Date of Award


Degree Name

EdD Doctor of Education

Dissertation Committee

Mary Woods Scherr, PhD, Chair; Robert Donmoyer, PhD; Port R. Martin, EdD


interim commanding officers, Leadership studies, military, organizational culture, qualitative, U.S. Navy Operational Units


Commanding officers in the United States Navy are entrusted by law with absolute authority, responsibility, and accountability. Despite a rigorous selection process, some commanding officers are relieved of command every year. In many cases, these commanding officers are replaced by interim commanding officers, leaders selected to fill the job for short periods of time. There is a gap in leadership literature about the phenomenon of interim command leadership in the Navy. This study investigated interim commanding officers' experiences of taking command following the deliberate removal of the unit's previous commanding officer. A review of current literature on the subjects of command at sea, leadership, organizational culture, and leading planned change in organizations was conducted to develop a basis for understanding existing theories about challenges facing incoming leaders, effective leadership behaviors to generate change within an organization, and recommended strategies for effecting organizational change. A qualitative research methodology was used to provide rich detail about the experiences of interim commanding officers and to develop theories grounded in the data.
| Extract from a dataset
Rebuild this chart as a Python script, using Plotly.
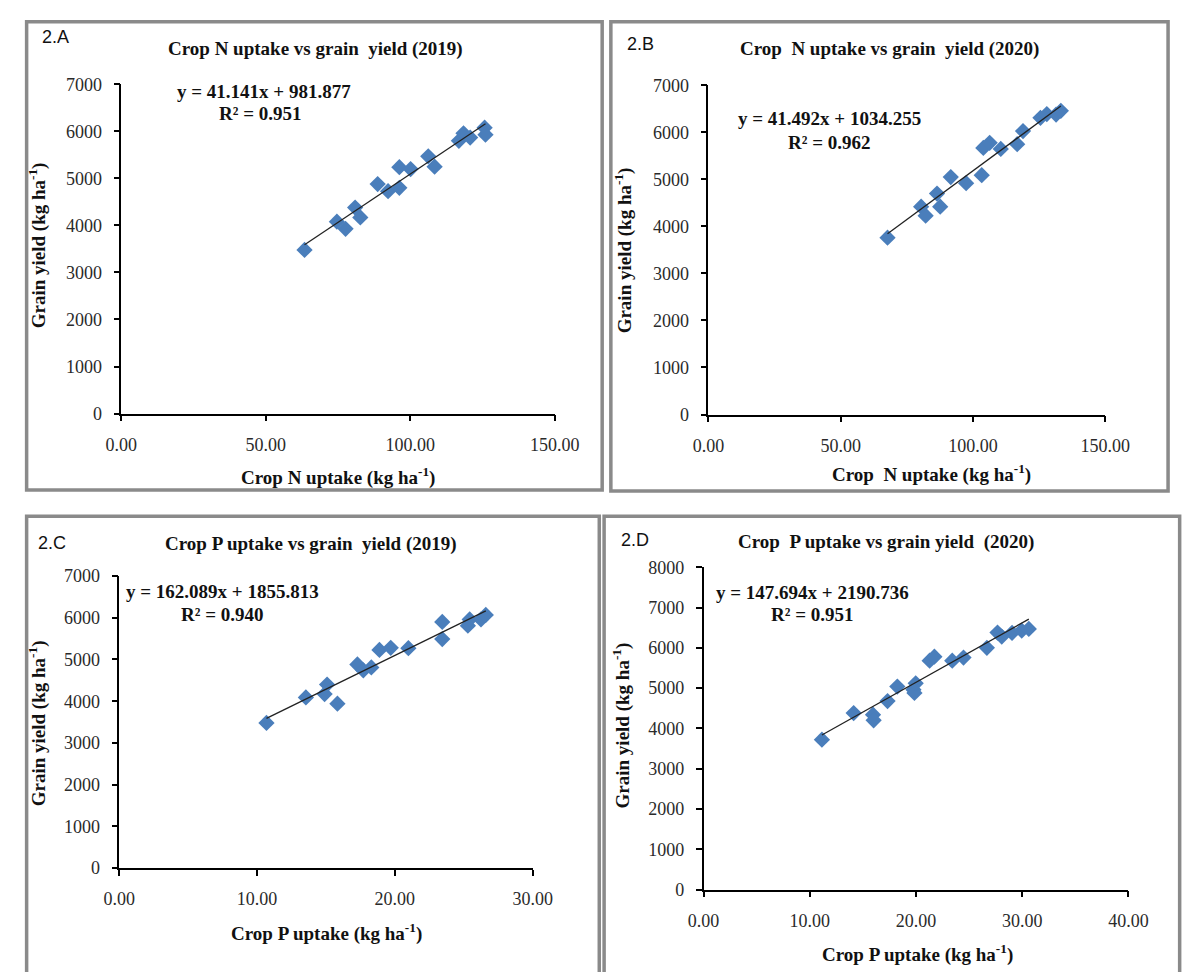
import plotly.graph_objects as go

W, H = 1195, 972

# ---------------- data ----------------
n_uptake_2019 = [63.4, 74.6, 77.6, 80.9, 82.7, 88.7, 92.3, 96.2, 96.2, 100.1, 106.2, 108.4, 116.8, 118.4, 120.7, 125.7, 126.0]
yield_n_2019 = [3480, 4080, 3930, 4380, 4170, 4880, 4730, 4800, 5240, 5200, 5470, 5250, 5800, 5960, 5870, 6080, 5930]

n_uptake_2020 = [67.7, 80.4, 82.1, 86.4, 87.6, 91.6, 97.4, 103.3, 103.9, 106.3, 110.5, 116.7, 118.9, 125.5, 127.9, 131.4, 133.2]
yield_n_2020 = [3760, 4420, 4230, 4700, 4420, 5050, 4920, 5090, 5670, 5780, 5650, 5750, 6030, 6310, 6390, 6380, 6460]

p_uptake_2019 = [10.68, 13.54, 14.9, 15.08, 15.83, 17.28, 17.71, 18.29, 18.88, 19.7, 20.98, 23.44, 23.44, 25.3, 25.43, 26.25, 26.6]
yield_p_2019 = [3480, 4090, 4170, 4400, 3940, 4880, 4740, 4810, 5230, 5280, 5270, 5900, 5490, 5810, 5960, 5960, 6070]

p_uptake_2020 = [11.14, 14.13, 15.95, 16.01, 17.32, 18.24, 19.76, 19.85, 19.97, 21.28, 21.73, 23.41, 24.47, 26.67, 27.67, 28.07, 29.04, 29.95, 30.62]
yield_p_2020 = [3720, 4380, 4340, 4200, 4680, 5040, 4960, 4880, 5120, 5680, 5780, 5680, 5760, 6000, 6380, 6280, 6370, 6430, 6470]

slopes = [41.141, 41.492, 162.089, 147.694]
intercepts = [981.877, 1034.255, 1855.813, 2190.736]
r_squared = ["0.951", "0.962", "0.940", "0.951"]

panel_labels = ["2.A", "2.B", "2.C", "2.D"]
titles = ["Crop N uptake vs grain  yield (2019)",
          "Crop&nbsp;&nbsp;N uptake vs grain&nbsp;&nbsp;yield (2020)",
          "Crop P uptake vs grain&nbsp;&nbsp;yield (2019)",
          "Crop&nbsp;&nbsp;P uptake vs grain yield&nbsp;&nbsp;(2020)"]
x_titles = ["Crop N uptake (kg ha<sup>-1</sup>)",
            "Crop&nbsp;&nbsp;N uptake (kg ha<sup>-1</sup>)",
            "Crop P uptake (kg ha<sup>-1</sup>)",
            "Crop P uptake (kg ha<sup>-1</sup>)"]
y_title = "Grain yield (kg ha<sup>-1</sup>)"

x_ticks = [[0, 50, 100, 150], [0, 50, 100, 150], [0, 10, 20, 30], [0, 10, 20, 30, 40]]
y_ticks = [[0, 1000, 2000, 3000, 4000, 5000, 6000, 7000]] * 3 + [[0, 1000, 2000, 3000, 4000, 5000, 6000, 7000, 8000]]

xs = [n_uptake_2019, n_uptake_2020, p_uptake_2019, p_uptake_2020]
ys = [yield_n_2019, yield_n_2020, yield_p_2019, yield_p_2020]

# ---------------- layout geometry (pixels) ----------------
# plot area: x0, x1, ytop, ybottom
areas = [(109, 558, 76, 412), (717, 1128, 77, 413), (107, 535, 578, 876), (712, 1152, 569, 898)]
boxes = [(11, 12, 607, 490), (616, 12, 1193, 491), (11, 517, 604, 990), (609, 517, 1205, 990)]
lab_pos = [(41, 28), (647, 35), (37, 544), (641, 541)]
title_pos = [(310, 40), (905, 40), (305, 545), (901, 543)]
eq_pos = [(257, 83), (842, 111), (214, 594), (825, 595)]
r2_pos = [(253, 106), (842, 135), (214, 617), (825, 617)]
ytitle_pos = [(22, 240), (630, 245), (22, 728), (628, 730)]
xtitle_pos = [(333, 476), (948, 473), (322, 942), (934, 963)]

def fx(p):
    return p / W

def fy(p):
    return 1 - p / H

SERIF = "Liberation Serif"
TICKFONT = dict(family=SERIF, size=18, color="#2a2a2a")
fig = go.Figure()
layout = dict(width=W, height=H, margin=dict(l=0, r=0, t=0, b=0),
              paper_bgcolor="white", plot_bgcolor="white", showlegend=False)
annotations = []
shapes = []


def ann(text, pos, size, bold=True, family=SERIF, angle=0):
    annotations.append(dict(text=("<b>%s</b>" % text) if bold else text, xref="paper", yref="paper",
                            x=fx(pos[0]), y=fy(pos[1]), xanchor="center", yanchor="middle",
                            showarrow=False, textangle=angle,
                            font=dict(family=family, size=size, color="#111")))


for i in range(4):
    k = "" if i == 0 else str(i + 1)
    x0, x1, yt, yb = areas[i]
    xmax = x_ticks[i][-1]
    ymax = y_ticks[i][-1]
    common = dict(showgrid=False, zeroline=False, showline=True, linecolor="black", linewidth=1.5,
                  ticks="outside", ticklen=6, tickcolor="black", tickwidth=1.5, tickfont=TICKFONT)
    layout["xaxis" + k] = dict(domain=[fx(x0), fx(x1)], range=[0, xmax], anchor="y" + k,
                               tickvals=x_ticks[i], tickformat=".2f", ticklabelstandoff=8, **common)
    layout["yaxis" + k] = dict(domain=[fy(yb), fy(yt)], range=[0, ymax], anchor="x" + k,
                               tickvals=y_ticks[i], ticklabelstandoff=8, **common)
    fig.add_trace(go.Scatter(x=xs[i], y=ys[i], mode="markers", xaxis="x" + k, yaxis="y" + k,
                             marker=dict(symbol="diamond", size=12.5, color="#4a7ebb")))
    lo, hi = min(xs[i]), max(xs[i])
    fig.add_trace(go.Scatter(x=[lo, hi], y=[slopes[i] * lo + intercepts[i], slopes[i] * hi + intercepts[i]],
                             mode="lines", xaxis="x" + k, yaxis="y" + k,
                             line=dict(color="#222", width=1.3)))
    bx0, by0, bx1, by1 = boxes[i]
    shapes.append(dict(type="rect", xref="paper", yref="paper", x0=fx(bx0), x1=fx(bx1),
                       y0=fy(by1), y1=fy(by0), line=dict(color="#8a8a8a", width=3.5)))

    ann(panel_labels[i], lab_pos[i], 18, bold=False, family="Liberation Sans")
    ann(titles[i], title_pos[i], 19)
    eq = "y = %.3fx + %.3f" % (slopes[i], intercepts[i])
    ann(eq, eq_pos[i], 19)
    ann("R² = " + r_squared[i], r2_pos[i], 19)
    ann(y_title, ytitle_pos[i], 19, angle=-90)
    ann(x_titles[i], xtitle_pos[i], 19)

layout["annotations"] = annotations
layout["shapes"] = shapes
fig.update_layout(**layout)
fig.write_html("out.html", config={"displayModeBar": False},
               post_script="document.body.style.margin='0';document.body.style.overflow='hidden';")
Eleven former Navy interim commanding officers were interviewed to obtain data to answer the following research questions: (1) What were the experiences and leadership challenges faced by interim commanding officers? (2) Which experiences, if any, differed from their first command tour? (3) What observations were made by interim commanding officers about the organizational culture and morale of the wardroom upon their arrival and departure from the unit? (4) Which leadership behaviors and strategies, if any, did interim commanding officers find useful to change the organizational culture and morale of the wardroom? The findings suggested that: (a) interim commanding officers experienced a higher degree of confidence entering the assignment than on their first command tour, (b) the unknown and not knowing who among the crew they could trust were challenges, (c) effects on the wardroom varied with severity of the incident, the crew's perceived association with the event, and remoteness factors, and (d) that by modeling desired behaviors and focusing on communication, interim commanding officers restored confidence in leadership and mission readiness to the wardroom, the crew and external stakeholders.